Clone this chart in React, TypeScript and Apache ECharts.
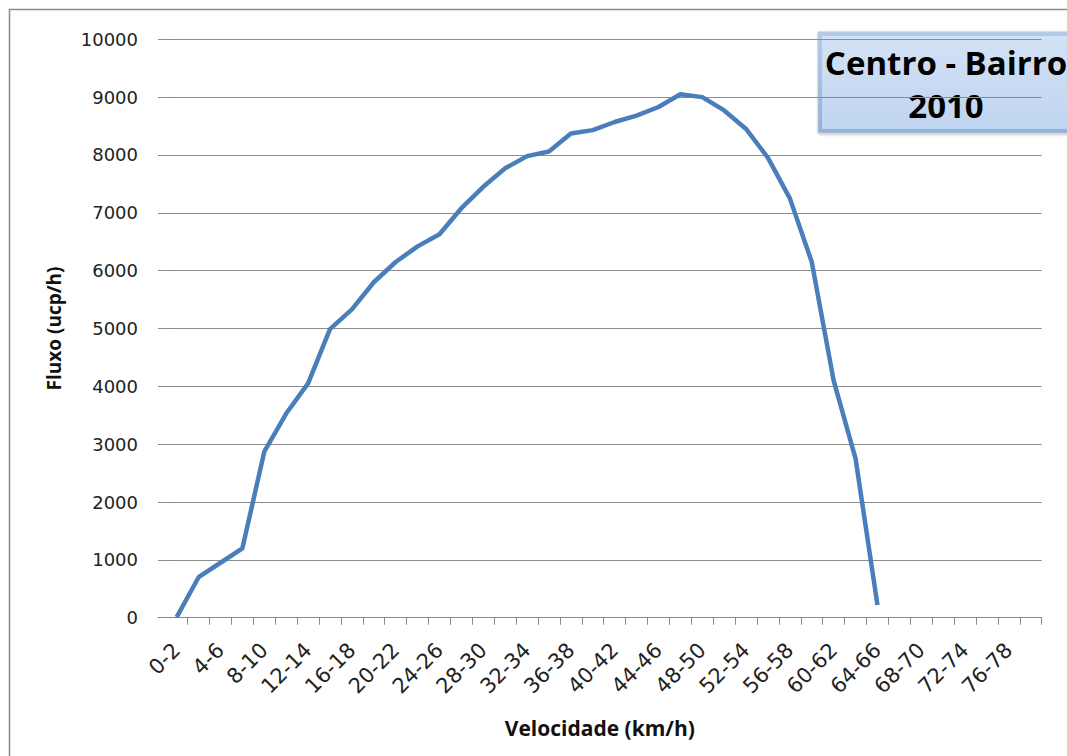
import React, { useEffect, useRef } from 'react';
import * as echarts from 'echarts';

const speedClasses = [
  '0-2', '2-4', '4-6', '6-8', '8-10', '10-12', '12-14', '14-16', '16-18', '18-20',
  '20-22', '22-24', '24-26', '26-28', '28-30', '30-32', '32-34', '34-36', '36-38', '38-40',
  '40-42', '42-44', '44-46', '46-48', '48-50', '50-52', '52-54', '54-56', '56-58', '58-60',
  '60-62', '62-64', '64-66', '66-68', '68-70', '70-72', '72-74', '74-76', '76-78', '78-80',
];

const flow = [
  10, 700, 950, 1200, 2870, 3530, 4050, 4990, 5330, 5800,
  6150, 6420, 6630, 7080, 7450, 7770, 7980, 8060, 8370, 8430,
  8570, 8680, 8830, 9050, 9000, 8770, 8450, 7950, 7250, 6150,
  4100, 2750, 220,
];

const titleLines = ['Centro - Bairro', '2010'];
const yAxisName = 'Fluxo (ucp/h)';
const xAxisName = 'Velocidade (km/h)';

export default function App() {
  const ref = useRef<HTMLDivElement>(null);

  useEffect(() => {
    const chart = echarts.init(ref.current!, null, { renderer: 'svg' });
    const data = flow.map((v, i) => [i, v]);
    const tickValues = speedClasses.map((_, i) => i + 0.5);
    const labelValues = speedClasses.map((_, i) => i).filter((i) => i % 2 === 0);

    chart.setOption({
      animation: false,
      backgroundColor: '#ffffff',
      grid: { left: 158, right: 25.3, top: 39.3, bottom: 138.3 },
      xAxis: {
        type: 'value',
        min: -0.854,
        max: 39.5,
        name: xAxisName,
        nameLocation: 'middle',
        nameGap: 100,
        nameTextStyle: { fontFamily: 'Open Sans', fontWeight: 'bold', fontSize: 21, color: '#111' },
        axisLine: { show: true, lineStyle: { color: '#888', width: 1 } },
        axisTick: { show: true, length: 7, customValues: tickValues, lineStyle: { color: '#888' } },
        splitLine: { show: false },
        axisLabel: {
          customValues: labelValues,
          rotate: 45,
          margin: 29,
          fontFamily: 'DejaVu Sans',
          fontSize: 21,
          color: '#222',
          formatter: (v: number) => speedClasses[Math.round(v)] ?? '',
        },
      },
      yAxis: {
        type: 'value',
        min: 0,
        max: 10000,
        interval: 1000,
        name: yAxisName,
        nameLocation: 'middle',
        nameRotate: 90,
        nameGap: 95,
        nameTextStyle: { fontFamily: 'Open Sans', fontWeight: 'bold', fontSize: 19, color: '#111' },
        axisLine: { show: false },
        axisTick: { show: true, length: 4, lineStyle: { color: '#888' } },
        splitLine: { show: true, lineStyle: { color: '#8c8c8c', width: 1 } },
        axisLabel: {
          fontFamily: 'DejaVu Sans',
          fontSize: 18,
          color: '#222',
          margin: 20,
          formatter: (v: number) => String(v),
        },
      },
      series: [
        {
          type: 'line',
          data,
          showSymbol: false,
          symbol: 'none',
          smooth: false,
          lineStyle: { color: '#4A7EBB', width: 4.5 },
        },
      ],
      graphic: [
        {
          type: 'rect',
          shape: { x: 9.5, y: 9.5, width: 1080, height: 780 },
          style: { fill: 'none', stroke: '#8a8a8a', lineWidth: 1.5 },
          silent: true,
        },
        {
          type: 'rect',
          shape: { x: 818, y: 32, width: 262, height: 101 },
          style: {
            fill: new echarts.graphic.LinearGradient(0, 0, 0, 1, [
              { offset: 0, color: '#b3cbe9' },
              { offset: 1, color: '#93b1d8' },
            ]),
            stroke: '#b8cbe4',
            lineWidth: 1,
            shadowColor: 'rgba(0,0,0,0.25)',
            shadowBlur: 3,
            shadowOffsetX: 1,
            shadowOffsetY: 1,
          },
          silent: true,
        },
        {
          type: 'rect',
          shape: { x: 822, y: 36, width: 262, height: 93 },
          style: {
            fill: new echarts.graphic.LinearGradient(0, 0, 0, 1, [
              { offset: 0, color: '#d3e2f5' },
              { offset: 1, color: '#c0d5ef' },
            ]),
          },
          silent: true,
        },
        {
          type: 'text',
          x: 946,
          y: 62,
          style: {
            text: titleLines[0],
            fontFamily: 'Open Sans',
            fontWeight: 'bold',
            fontSize: 33,
            fill: '#000',
            align: 'center',
            verticalAlign: 'middle',
          },
          silent: true,
        },
        {
          type: 'text',
          x: 946,
          y: 105,
          style: {
            text: titleLines[1],
            fontFamily: 'Open Sans',
            fontWeight: 'bold',
            fontSize: 33,
            fill: '#000',
            align: 'center',
            verticalAlign: 'middle',
          },
          silent: true,
        },
      ],
    });

    return () => chart.dispose();
  }, []);

  return (
    <div
      ref={ref}
      style={{ position: 'fixed', left: 0, top: 0, width: 1067, height: 756, background: '#fff' }}
    />
  );
}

**OBJECTIVE**
Identify all lines where the word "React" shows up. Copy them.

**TASK OUTPUT**
Clone this chart in React, TypeScript and Apache ECharts.
import React, { useEffect, useRef } from 'react';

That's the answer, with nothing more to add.